JOHANNESBURG
South Africa sent troops to northern Mozambique to help secure and repatriate stranded nationals there, President Cyril Ramaphosa said Friday.
“The South African National Defense Forces [SANDF] are working very hard to secure the safety of South Africans,” Ramaphosa said at a wreath-laying ceremony for late anti-apartheid icon Winnie Madikizela-Mandela.
He said the SANDF troops have been dispatched to Mozambique’s northern towns of Pemba and Palma to ensure the safety of South Africans there.
An armed militant group believed to be affiliated with the Daesh/ISIS terror group attacked the town of Palma in the northern Cabo Delgado province bordering Tanzania last Wednesday, killing dozens and injuring scores of others.
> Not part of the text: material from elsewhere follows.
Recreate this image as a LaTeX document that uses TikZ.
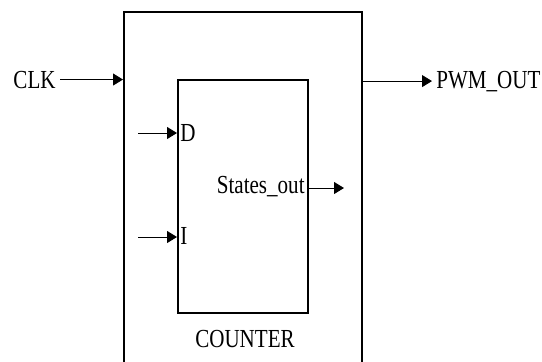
\documentclass[tikz,border=0pt]{standalone}
\usepackage{fontspec}
\setmainfont{Liberation Serif}[FakeStretch=0.81]
\usetikzlibrary{arrows.meta}
\tikzset{
  blk/.style={draw,line width=1pt,inner sep=0pt},
  sig/.style={-{Triangle[length=5pt,width=6pt]},line width=0.5pt},
  pin/.style={inner sep=2pt}
}
\begin{document}
\begin{tikzpicture}[x=0.5pt,y=-0.5pt,font=\fontsize{13}{15}\selectfont]
\useasboundingbox (0,0) rectangle (542,361);
\node[blk,minimum width=119pt,minimum height=184pt] (top) at (243,196) {};
\node[blk,minimum width=65pt,minimum height=116.5pt] (cnt) at (243,196.5) {};
\node[anchor=base,inner sep=0pt] (cntname) at (245,347) {COUNTER};
\node[pin,anchor=base east] (clk) at (60,88) {CLK};
\node[pin,anchor=base west] (pwm) at (432,88) {PWM\_OUT};
\node[pin,anchor=base west,inner sep=1pt] (d) at (178,141) {D};
\node[pin,anchor=base west,inner sep=1pt] (i) at (178,244) {I};
\node[pin,anchor=base east,inner sep=1pt] (st) at (307,193) {States\_out};
\coordinate (din) at (138,133);
\coordinate (iin) at (138,237);
\coordinate (sout) at (344,188);
\draw[sig] (clk) -- (clk -| top.west);
\draw[sig] (top.east |- pwm) -- (pwm);
\draw[sig] (din) -- (din -| cnt.west);
\draw[sig] (iin) -- (iin -| cnt.west);
\draw[sig] (sout -| cnt.east) -- (sout);
\end{tikzpicture}
\end{document}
Several people are still believed to be unaccounted for.
According to local media reports, at least 43 South Africans have been accounted for since the attack.
There are several South African expats said to be working in northern Mozambique. One was among the dozens of people killed on March 25 during the terrorist attack. His body has since been returned home.
The northern province of Mozambique is rich in natural gas, and companies such as France’s Total SE are to extract liquefied natural gas from offshore sites in the Indian Ocean. Experts say such attacks could derail the project.
Investments by Total and others are estimated at $23 billion, one of the largest investments on the continent.
The armed group, locally known as al-Shabaab but with no established links to the armed militant group in Somalia, has wreaked havoc in northern Mozambique since late 2017, killing hundreds, displacing communities, and capturing towns.
“These attacks are especially directed at disrupting investment in oil and gas projects in Mozambique and terrorizing the local population,” the Mozambican Oil and Gas Chamber said in a statement Wednesday.
Southern African Development Community to help Mozambique fight insurgents
Leaders of the Southern African Development Community (SADC), a block of 16 countries, have been consulting on how to help Mozambique fight insurgents wreaking havoc in Cabo Delgado.
Botswana's President Mokgweetsi Masisi, the current chairperson of the SADC Troika Organ on Politics, Defense and Security, said Wednesday he has held discussions with South African President Ramaphosa and Zimbabwe’s Emmerson Mnangagwa on ways to help Mozambique fight terrorism.